A rapper in the Port Authority subway station crossfading with the sound of a woman playing violin a couple hundred feet further in the station as I walk through. Those sounds blend with trains pulling in and out of the station inside tunnels and lower levels. Add the noise of hundreds of New Yorkers hustling past each other. Those are some of the best New York sounds I can think of.
The subways are a giant echo/reverb chamber. The reverb created with all those levels of tunnels and nearly 100% reflective surfaces is immense when we blast LOUD levels of cacophonous sound into it. If the tunnels were silent and you popped a balloon that was as loud as a train, how long would that sound last before the reverb faded away? How far through the tunnels would that sound travel?

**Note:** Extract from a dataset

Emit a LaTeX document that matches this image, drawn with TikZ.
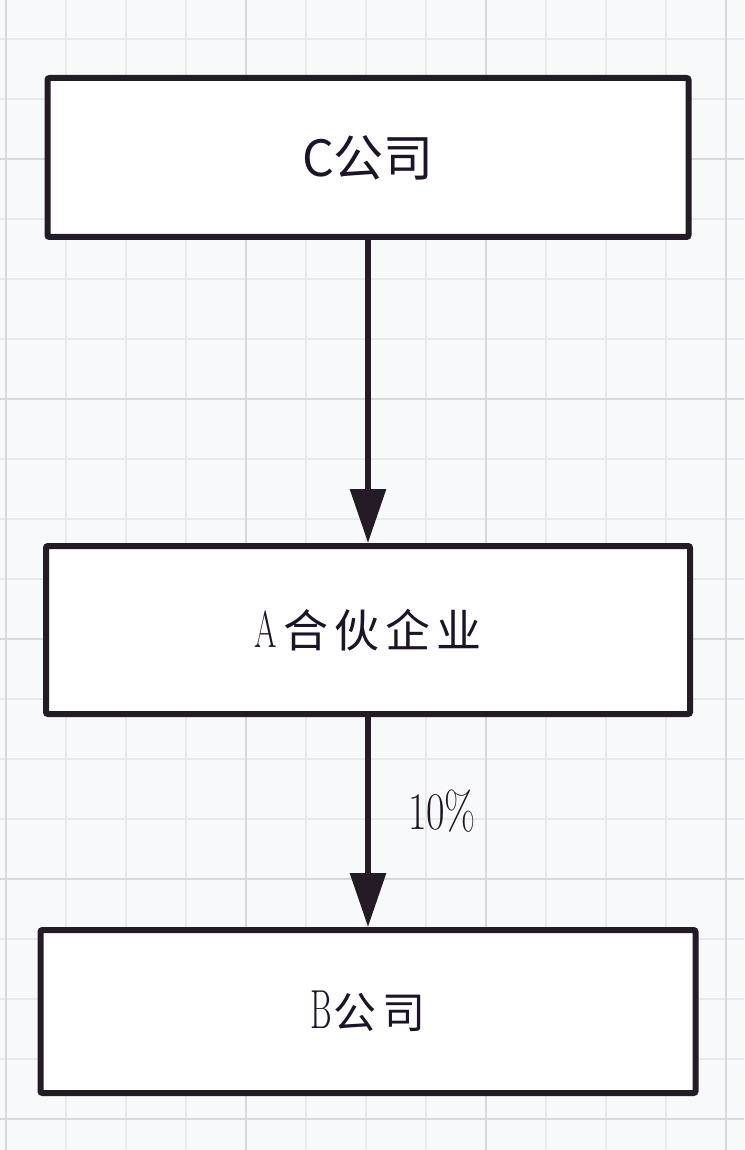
\documentclass[tikz,border=0pt]{standalone}
\usepackage{fontspec}
\usepackage{graphicx}
\newfontfamily\cjk{Noto Sans CJK SC}
\usetikzlibrary{arrows.meta}
\definecolor{bgcol}{HTML}{F8F9FB}
\definecolor{minorgrid}{HTML}{E7E9ED}
\definecolor{majorgrid}{HTML}{D6D9DE}
\definecolor{inkcol}{HTML}{231C26}
\definecolor{txtcol}{HTML}{1E1428}
\tikzset{
  entity/.style={draw=inkcol, line width=6pt, fill=white, rounded corners=2pt,
    inner sep=0pt, text=txtcol, align=center},
  flow/.style={draw=inkcol, line width=6pt,
    -{Triangle[length=54pt,width=35pt]}},
  pct/.style={text=txtcol, inner sep=0pt, font=\fontsize{53}{53}\selectfont}
}
\newcommand{\spc}{\hspace{6pt}}
\begin{document}
\begin{tikzpicture}[x=1pt,y=-1pt]
  \fill[bgcol] (0,0) rectangle (744,1150);
  \useasboundingbox (0,0) rectangle (744,1150);
  % minor grid
  \foreach \gx in {6,66,...,726} \draw[minorgrid, line width=1.2pt] (\gx,0) -- (\gx,1150);
  \foreach \gy in {39,99,...,1119} \draw[minorgrid, line width=1.2pt] (0,\gy) -- (744,\gy);
  % major grid
  \foreach \gx in {6,246,486,726} \draw[majorgrid, line width=1.4pt] (\gx,0) -- (\gx,1150);
  \foreach \gy in {159,399,639,879,1119} \draw[majorgrid, line width=1.4pt] (0,\gy) -- (744,\gy);

  \node[entity, minimum width=641pt, minimum height=159pt] (C) at (368,157.5)
    {\cjk\fontsize{50}{50}\selectfont C公司};
  \node[entity, minimum width=644pt, minimum height=168pt] (A) at (368,630)
    {\fontsize{52}{52}\selectfont\scalebox{0.62}[1]{A}\spc{\cjk\fontsize{45}{45}\selectfont 合\spc 伙\spc 企\spc 业}};
  \node[entity, minimum width=655pt, minimum height=163pt] (B) at (368,1011.5)
    {\fontsize{55}{55}\selectfont\scalebox{0.6}[1]{B}\hspace{2pt}{\cjk\fontsize{43}{43}\selectfont 公\spc 司}};

  \draw[flow] (C) -- (A);
  \draw[flow] (A) -- node[pct, pos=0.45, anchor=west, xshift=37pt] (p)
    {\scalebox{0.76}[1]{10\%}} (B);
\end{tikzpicture}
\end{document}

This is the quintessential New York City sound memory, to me. I was walking in downtown Brooklyn. I passed two guys walking toward me who, from the way they spoke, must have been Brooklyn Italian. One said to the other, “Five years, and not even a fuckin’ plate of macaroni!” I can’t remember more of the conversation, except that he seemed to be referring to his girlfriend or wife. It sounds like a classic line from Saturday Night Fever. I laughed for days after hearing that. Without hearing that line, I would remember none of that scene. That guy doesn’t know he’s been playing in a short film in my head for years. I barely remember what he looked like, but I remember that line and the way the scene sounded. I hear cars on the street, people talking farther away on the sidewalk, feet walking everywhere. Those sounds are echoing off the tall buildings around us. Then the macaroni guy up close, no echo, as we pass each other.
“Five years, and not even a fuckin’ plate of macaroni!” Brilliant. CUT!



Really cool stuff! Thx for turning me onto these folks!
I had no idea Adam Nathanson was playing music again and I can’t wait to check this out.